As the mother of two daughters aged 8 and 11, both of whom I’ve caught red handed rummaging through my make-up bag, who sometimes ask me to paint their nails, and excitedly rip off the brightly coloured glittery eyeshadow palettes that come on the front of children’s magazine (the younger one in particular), it’s a question I’ve also asked myself.
But like with so much of parenting, I don’t think there’s a right or wrong answer, but I do think it’s about balance and context. False lashes and fake nails are a big no-no. As is posting any photos of them wearing make-up on social media. But a dollop of the candyfloss pink lipgloss that came free with a magazine, and some badly painted purple nails with a glittery topcoat (my 8-year-old’s current manicure of choice)? That’s OK with me.
In a previous interview Kim has said, ‘I already know North is into makeup for sure. She had friends over this weekend and some of her girlfriends came and they were just all in her room, giving themselves makeovers… It’s a form of expression. I want her to express herself, but I want her to be appropriate too.’

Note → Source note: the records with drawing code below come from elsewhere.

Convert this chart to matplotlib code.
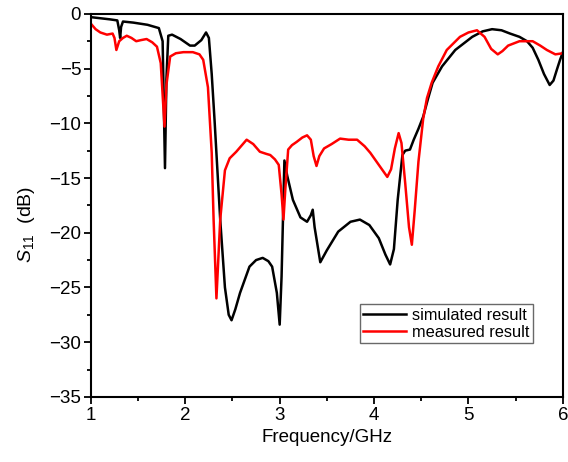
import numpy as np
import matplotlib.pyplot as plt

plt.rcParams['font.family'] = ['Liberation Sans', 'DejaVu Sans']
plt.rcParams['mathtext.fontset'] = 'custom'
plt.rcParams['mathtext.rm'] = 'Liberation Sans'
plt.rcParams['mathtext.it'] = 'Liberation Sans:italic'

# simulated S11 (GHz, dB)
sim_f = [1.00, 1.10, 1.20, 1.28, 1.30, 1.31, 1.32, 1.34, 1.45, 1.60, 1.72, 1.76, 1.785,
         1.80, 1.82, 1.86, 1.95, 2.05, 2.10, 2.17, 2.22, 2.25, 2.28, 2.31, 2.37, 2.42,
         2.46, 2.49, 2.53, 2.58, 2.68, 2.75, 2.82, 2.88, 2.92, 2.97, 3.00, 3.02, 3.05,
         3.08, 3.14, 3.22, 3.29, 3.33, 3.35, 3.37, 3.43, 3.50, 3.62, 3.75, 3.85, 3.95,
         4.05, 4.12, 4.17, 4.21, 4.25, 4.30, 4.33, 4.38, 4.42, 4.47, 4.52, 4.57, 4.62,
         4.72, 4.86, 5.04, 5.15, 5.25, 5.35, 5.44, 5.54, 5.62, 5.68, 5.74, 5.80, 5.86,
         5.90, 5.94, 5.97, 6.00]
sim_db = [-0.3, -0.4, -0.5, -0.6, -1.5, -2.2, -1.2, -0.7, -0.8, -1.0, -1.3, -2.5, -14.1,
          -6.0, -2.0, -1.9, -2.3, -2.9, -2.9, -2.4, -1.7, -2.2, -5.5, -9.7, -18.8, -25.0,
          -27.5, -28.0, -27.0, -25.5, -23.1, -22.5, -22.3, -22.6, -23.1, -25.5, -28.4, -24.0, -13.4,
          -14.8, -17.0, -18.6, -19.0, -18.4, -17.9, -19.5, -22.7, -21.6, -19.9, -19.0, -18.8, -19.3,
          -20.5, -22.0, -22.9, -21.5, -17.0, -12.9, -12.5, -12.4, -11.5, -10.5, -9.4, -7.8, -6.3,
          -4.8, -3.3, -2.1, -1.6, -1.4, -1.5, -1.8, -2.1, -2.5, -3.1, -4.2, -5.5, -6.5,
          -6.1, -5.0, -4.2, -3.5]

# measured S11 (GHz, dB)
meas_f = [1.00, 1.05, 1.10, 1.17, 1.23, 1.25, 1.27, 1.30, 1.34, 1.38, 1.43, 1.48, 1.53,
          1.59, 1.65, 1.70, 1.74, 1.78, 1.80, 1.84, 1.90, 1.98, 2.08, 2.15, 2.19, 2.24,
          2.28, 2.30, 2.33, 2.37, 2.42, 2.47, 2.54, 2.60, 2.65, 2.72, 2.79, 2.86, 2.90,
          2.95, 2.99, 3.02, 3.04, 3.06, 3.09, 3.13, 3.18, 3.24, 3.29, 3.33, 3.36, 3.39,
          3.42, 3.47, 3.55, 3.64, 3.73, 3.82, 3.90, 3.96, 4.05, 4.14, 4.18, 4.22, 4.26,
          4.29, 4.33, 4.37, 4.40, 4.43, 4.47, 4.52, 4.56, 4.61, 4.68, 4.77, 4.91, 5.00,
          5.09, 5.17, 5.24, 5.31, 5.36, 5.42, 5.54, 5.68, 5.76, 5.83, 5.92, 6.00]
meas_db = [-0.9, -1.4, -1.7, -1.9, -1.8, -2.2, -3.3, -2.5, -2.2, -2.0, -2.2, -2.5, -2.4,
           -2.3, -2.6, -3.0, -4.5, -10.3, -6.5, -3.9, -3.6, -3.5, -3.5, -3.7, -4.2, -6.7,
           -12.7, -18.8, -26.0, -18.8, -14.3, -13.2, -12.6, -12.0, -11.5, -11.9, -12.6, -12.8, -12.9,
           -13.3, -13.8, -16.5, -18.8, -16.0, -12.4, -12.0, -11.7, -11.3, -11.1, -11.5, -13.0, -13.9,
           -13.0, -12.3, -11.9, -11.4, -11.5, -11.5, -12.1, -12.7, -13.8, -14.9, -14.2, -12.3, -10.9,
           -11.8, -15.5, -19.5, -21.1, -18.0, -13.5, -9.6, -7.7, -6.3, -4.8, -3.3, -2.1, -1.7,
           -1.5, -2.1, -3.2, -3.7, -3.4, -2.9, -2.5, -2.5, -2.9, -3.3, -3.7, -3.6]

fig = plt.figure(figsize=(5.68, 4.62), dpi=100)
ax = fig.add_axes([0.160, 0.141, 0.831, 0.829])

ax.plot(sim_f, sim_db, color='black', lw=1.8, label='simulated result')
ax.plot(meas_f, meas_db, color='red', lw=1.8, label='measured result')

ax.set_xlim(1, 6)
ax.set_ylim(-35, 0)
ax.set_xticks(np.arange(1, 7, 1))
ax.set_xticks(np.arange(1.5, 6, 1), minor=True)
ax.set_yticks(np.arange(-35, 1, 5))
ax.set_yticks(np.arange(-32.5, 0, 5), minor=True)
ax.tick_params(which='major', direction='out', length=5, width=1.3, labelsize=13.5, pad=2)
ax.tick_params(which='minor', direction='out', length=3, width=1.3)
for s in ax.spines.values():
    s.set_linewidth(1.5)

ax.set_xlabel('Frequency/GHz', fontsize=13.5, labelpad=4)
ax.set_ylabel(r'$\mathit{S}_{\mathrm{11}}$  (dB)', fontsize=14)
ax.yaxis.set_label_coords(-0.115, 0.45)

leg = ax.legend(loc='lower right', bbox_to_anchor=(0.937, 0.14), fontsize=11.8,
                frameon=True, fancybox=False, edgecolor='#444444', handlelength=2.6,
                borderpad=0.2, labelspacing=0.15, handletextpad=0.4, borderaxespad=0)
leg.get_frame().set_linewidth(1.0)

fig.savefig('out.png', dpi=100)
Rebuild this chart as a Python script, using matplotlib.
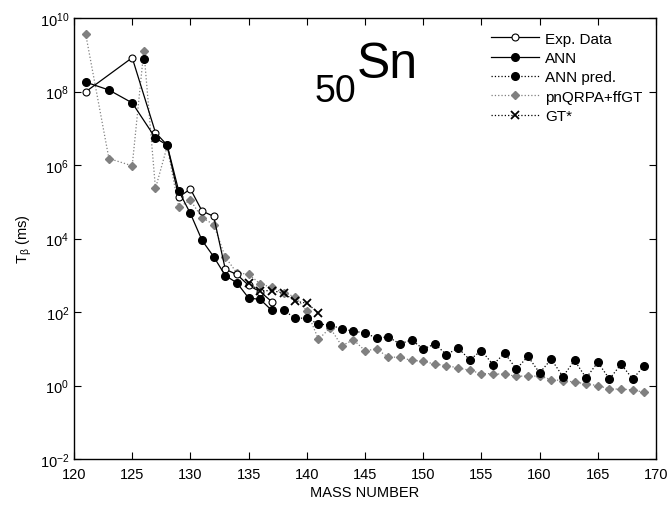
import numpy as np
import matplotlib
matplotlib.use("Agg")
import matplotlib.pyplot as plt
from matplotlib.ticker import LogLocator, NullLocator

plt.rcParams['font.family'] = ['Liberation Sans', 'DejaVu Sans']
plt.rcParams['mathtext.fontset'] = 'custom'
plt.rcParams['mathtext.rm'] = 'Liberation Sans'
plt.rcParams['mathtext.it'] = 'Liberation Sans:italic'
plt.rcParams['font.size'] = 10.5

# measured half-lives (ms)
exp_A = [121, 125, 127, 128, 129, 130, 131, 132, 133, 134, 135, 136, 137]
exp_T = [9.8e7, 8.3e8, 7.6e6, 3.5e6, 1.34e5, 2.23e5, 5.6e4, 4.0e4, 1.45e3, 1.05e3, 5.3e2, 3.55e2, 1.9e2]

# ANN fit on known nuclei
ann_A = [121, 123, 125, 127, 128, 129, 130, 131, 132, 133, 134, 135, 136, 137]
ann_T = [1.8e8, 1.1e8, 4.9e7, 5.4e6, 3.5e6, 1.95e5, 4.8e4, 8.9e3, 3.2e3, 9.8e2, 6.2e2, 2.4e2, 2.2e2, 1.1e2]

# ANN predictions
pred_A = [126, np.nan, 138, 139, 140, 141, 142, 143, 144, 145, 146, 147, 148, 149, 150, 151, 152, 153,
          154, 155, 156, 157, 158, 159, 160, 161, 162, 163, 164, 165, 166, 167, 168, 169]
pred_T = [7.6e8, np.nan, 1.12e2, 6.8e1, 6.8e1, 4.7e1, 4.4e1, 3.5e1, 3.0e1, 2.7e1, 1.95e1, 2.1e1, 1.35e1,
          1.75e1, 9.8, 1.35e1, 6.9, 1.05e1, 5.0, 8.9, 3.7, 7.6, 2.8, 6.2, 2.2, 5.2, 1.75, 4.8, 1.6, 4.3,
          1.5, 3.8, 1.5, 3.5]

# pnQRPA+ffGT
qrpa_A = [121, 123, 125, 126, 127, 128, 129, 130, 131, 132, 133, 134, 135, 136, 137, 138, 139, 140, 141,
          142, 143, 144, 145, 146, 147, 148, 149, 150, 151, 152, 153, 154, 155, 156, 157, 158, 159, 160,
          161, 162, 163, 164, 165, 166, 167, 168, 169]
qrpa_T = [3.7e9, 1.5e6, 9.5e5, 1.3e9, 2.3e5, 3.2e6, 7.1e4, 1.1e5, 3.7e4, 2.4e4, 3.1e3, 1.15e3, 1.07e3,
          5.8e2, 4.7e2, 3.3e2, 2.6e2, 1.07e2, 1.8e1, 3.7e1, 1.2e1, 1.75e1, 8.9, 9.8, 5.9, 5.9, 4.8, 4.6,
          3.8, 3.5, 3.0, 2.6, 2.1, 2.1, 2.0, 1.8, 1.8, 1.8, 1.45, 1.35, 1.25, 1.1, 1.0, 0.8, 0.8, 0.76, 0.65]

# GT*
gt_A = [135, 136, 137, 138, 139, 140, 141]
gt_T = [6.0e2, 3.8e2, 3.8e2, 3.3e2, 1.95e2, 1.75e2, 9.3e1]

grey = '#808080'

fig = plt.figure(figsize=(6.68, 5.06), dpi=100)
ax = fig.add_axes([74 / 668, 1 - 460 / 506, 582 / 668, 441 / 506])

h_q, = ax.plot(qrpa_A, qrpa_T, ls=':', color=grey, lw=0.9, marker='D', ms=4.5,
               mfc=grey, mec=grey, label='pnQRPA+ffGT')
h_e, = ax.plot(exp_A, exp_T, ls='-', color='k', lw=0.9, marker='o', ms=5,
               mfc='white', mec='k', mew=0.8, label='Exp. Data')
h_a, = ax.plot(ann_A, ann_T, ls='-', color='k', lw=0.9, marker='o', ms=5.5,
               mfc='k', mec='k', label='ANN')
h_p, = ax.plot(pred_A, pred_T, ls=':', color='k', lw=0.9, marker='o', ms=5.5,
               mfc='k', mec='k', label='ANN pred.')
h_g, = ax.plot(gt_A, gt_T, ls=':', color='k', lw=0.9, marker='x', ms=5.5,
               mew=1.3, label='GT*')

ax.set_yscale('log')
ax.set_xlim(120, 170)
ax.set_ylim(1e-2, 1e10)
ax.set_xticks(np.arange(120, 171, 5))
ax.yaxis.set_major_locator(LogLocator(base=100.0))
ax.yaxis.set_minor_locator(NullLocator())
ax.tick_params(direction='in', top=True, right=True, length=5, width=0.8, labelsize=10.5)
ax.tick_params(axis='x', pad=6)
for s in ax.spines.values():
    s.set_linewidth(1.0)

ax.set_xlabel('MASS NUMBER', fontsize=10.5, labelpad=3)
ax.set_ylabel(r'T$_\mathrm{\beta}$ (ms)', fontsize=10.5, labelpad=4)

ax.legend(handles=[h_e, h_a, h_p, h_q, h_g], loc='upper right', frameon=False,
          fontsize=11, handlelength=3.1, handletextpad=0.4, labelspacing=0.35,
          borderaxespad=0.5)

ax.text(0.414, 0.812, '50', transform=ax.transAxes, fontsize=27, ha='left', va='baseline')
ax.text(0.486, 0.866, 'Sn', transform=ax.transAxes, fontsize=36, ha='left', va='baseline')

fig.savefig('out.png', dpi=100)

Because what we’re really saying when we criticise children (or rather their parents) for wearing make-up, is that it sexualises young girls. But done in the right way, makeup can be an extension of the dressing up box.
The other criticism, which I also think is fair, is that by allowing our daughters to wear make up from a young age, we’re reinforcing the idea that girls/women should look pretty and spend time focusing on their looks. But it’s hard for me to make this point to my daughters when I’m applying my own make-up every morning – is it any wonder they want to occasionally copy me?
On the subject of balance, however, I wouldn’t want makeup to be the only thing are interested in. They both love reading, cooking, climbing trees, riding their bikes, and they both play hours of football every week, for both their schools and local teams.
Just recently, in fact, on one of the rainiest days in a while, my youngest played in a two hour rugby tournament for her school. When I arrived to pick her up she was soaking wet, caked in mud from head to toe, and sporting the biggest smile, along with a slightly chipped and very glittery purple manicure. Like I say, it’s all about balance.